A prophecy of a different kind is famous because of its reappearance in the New Testament, with a Christian application. The author of the First Gospel, traditionally Matthew, begins his story with the pregnancy of Jesus’ mother, Mary. It was a Christian tenet that she conceived with no sexual relationship; Jesus, as the divine Son of the heavenly Father, had no human progenitor; Mary was a virgin, and her husband, Joseph, was a foster parent only. To confirm this miracle, Matthew (as we may call him) finds it predicted in Isaiah 7:14, which he quotes: “Behold, a virgin shall conceive and bear a son, and his name shall be called Emmanuel.” Which, Matthew correctly explains, means “God with us.” Isaiah says it, almost exactly, but the word translated “virgin” does not necessarily mean that. He uses a rare Hebrew noun, ‘almah, denoting simply a young woman. The few others who are called so do happen to be virgins, but virginity is not inherent. The Greek Old Testament, the Septuagint, has parthenos, which is generally rendered “virgin,” but the meaning of the text remains imprecise, and

the meaning Matthew discerns in it was never demonstrably there.

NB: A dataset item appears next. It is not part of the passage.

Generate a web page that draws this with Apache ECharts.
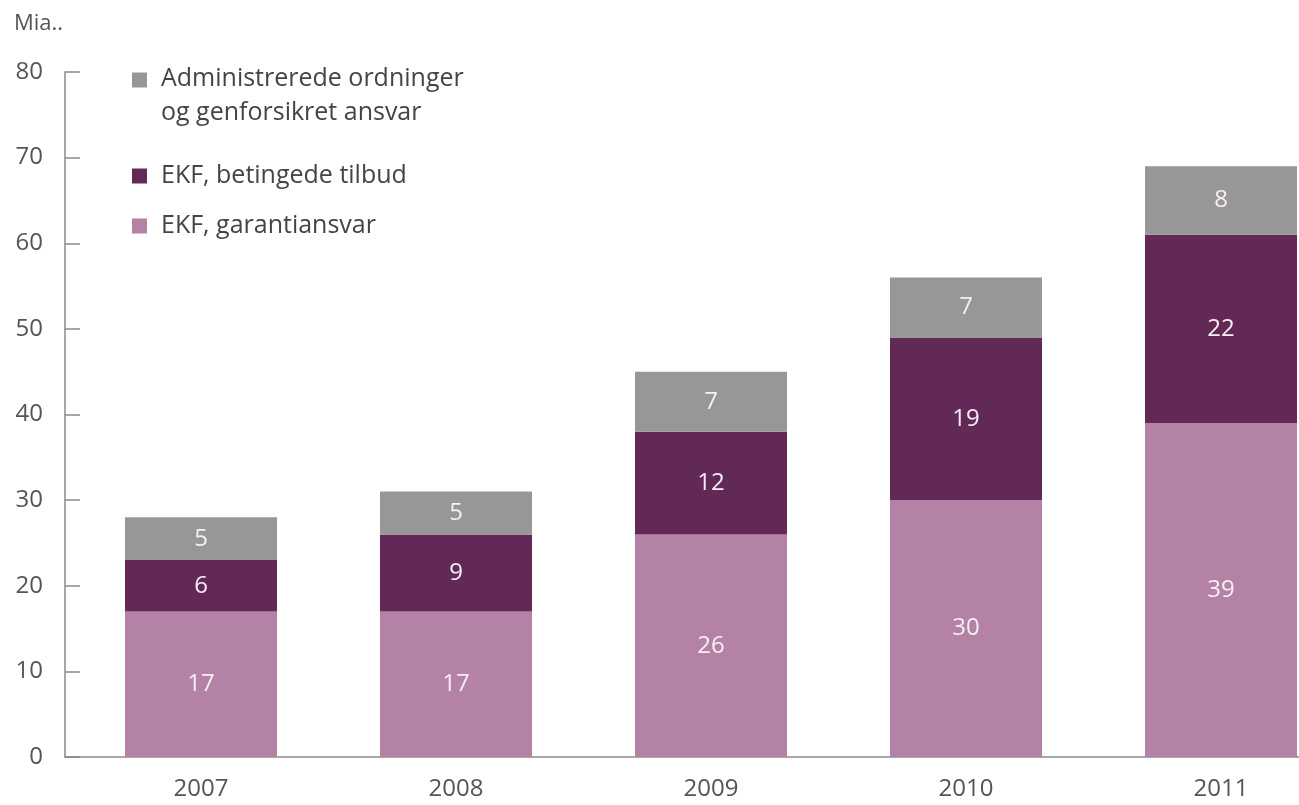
<!DOCTYPE html>
<html><head><meta charset="utf-8">
<script src="https://cdn.jsdelivr.net/npm/echarts@6/dist/echarts.min.js"></script>
<style>html,body{margin:0;padding:0;background:#fff}#c{width:1299px;height:805px}</style>
</head><body><div id="c"></div>
<script>
const years = ['2007','2008','2009','2010','2011'];
const garanti = [17,17,26,30,39];
const betingede = [6,9,12,19,22];
const administrerede = [5,5,7,7,8];
const yTicks = [0,10,20,30,40,50,60,70,80];

const nameAdm = 'Administrerede ordninger\nog genforsikret ansvar';
const nameBet = 'EKF, betingede tilbud';
const nameGar = 'EKF, garantiansvar';
const FONT = '"Open Sans", "Noto Sans", sans-serif';
const FS = 24;
const LFS = 25;
const chart = echarts.init(document.getElementById('c'), null, {renderer:'canvas'});
const lbl = {show:true, position:'inside', color:'#f6eef3', fontSize:FS, fontFamily:FONT};
const legBase = {orient:'vertical', left:132, padding:0, itemWidth:15, itemHeight:15, icon:'rect',
  textStyle:{fontSize:LFS, color:'#444', fontFamily:FONT, padding:[0,0,0,9], lineHeight:30}};
chart.setOption({
  animation:false,
  title:{text:'Mia..', left:9, top:8, textStyle:{fontSize:22, fontWeight:'normal', color:'#555', fontFamily:FONT}},
  legend:[
    Object.assign({}, legBase, {data:[nameAdm], top:62, itemHeight:47,
      icon:'path://M0,0L15,0L15,15L0,15Z M0,46.9L0.1,46.9L0.1,47L0,47Z',
      textStyle:{fontSize:LFS, color:'#444', fontFamily:FONT, padding:[0,0,0,9], lineHeight:34}}),
    Object.assign({}, legBase, {data:[nameBet], top:161}),
    Object.assign({}, legBase, {data:[nameGar], top:211})
  ],
  grid:[
    {left:201, top:72, width:1020, height:685},
    {left:65, top:72, width:1243.5, height:685}
  ],
  xAxis:[
    {type:'category', gridIndex:0, data:years, boundaryGap:false, axisLine:{show:false}, axisTick:{show:false},
     axisLabel:{fontSize:FS, color:'#555', margin:20, fontFamily:FONT}},
    {type:'category', gridIndex:1, data:years, axisLine:{lineStyle:{color:'#8a8a8a', width:1.5}},
     axisTick:{inside:true, length:10, lineStyle:{color:'#8a8a8a', width:1.5}}, axisLabel:{show:false}}
  ],
  yAxis:[
    {type:'value', gridIndex:0, min:0, max:80, interval:10, show:false},
    {type:'value', gridIndex:1, min:0, max:80, interval:10, splitLine:{show:false},
     axisLine:{show:true, lineStyle:{color:'#8a8a8a', width:1.5}},
     axisTick:{show:true, inside:true, length:15, lineStyle:{color:'#8a8a8a', width:1.5}},
     axisLabel:{fontSize:FS, color:'#555', margin:22, fontFamily:FONT,
       formatter:v=>yTicks.includes(v)?String(v):''}}
  ],
  series:[
    {name:nameGar, type:'bar', stack:'t', xAxisIndex:0, yAxisIndex:0, barWidth:152, data:garanti,
     itemStyle:{color:'#b482a5'}, label:lbl},
    {name:nameBet, type:'bar', stack:'t', xAxisIndex:0, yAxisIndex:0, barWidth:152, data:betingede,
     itemStyle:{color:'#622856'}, label:lbl},
    {name:nameAdm, type:'bar', stack:'t', xAxisIndex:0, yAxisIndex:0, barWidth:152, data:administrerede,
     itemStyle:{color:'#979797'}, label:lbl}
  ]
});
</script></body></html>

In the context, Isaiah is not looking ahead to a miracle 700 years hence; he is proclaiming a divine pledge about the normal birth of a royal heir, who will carry on the line of King David. Nevertheless, here, as in some other scriptural prophecies, there may be a sort of inspired ambiguity. The attention drawn to the unusually described “young woman,” the mother, is a little curious; so is “God with us,” not strictly a name but a designation, more apt to Jesus than to anyone in Isaiah’s day. Christians could claim justification in detecting a second, deeper meaning, elucidated by the advent of Mary’s son. The same happens in other Christian applications of older texts. These are seen as containing prophecies of Christ that are, so to speak, encoded. No one at the time would have seen them as prophetic of him—in some cases, no one would have seen them as prophetic at all—but their complete sense is held to emerge when they are read with him in mind, and therefore they are considered to be foreshadowings of him.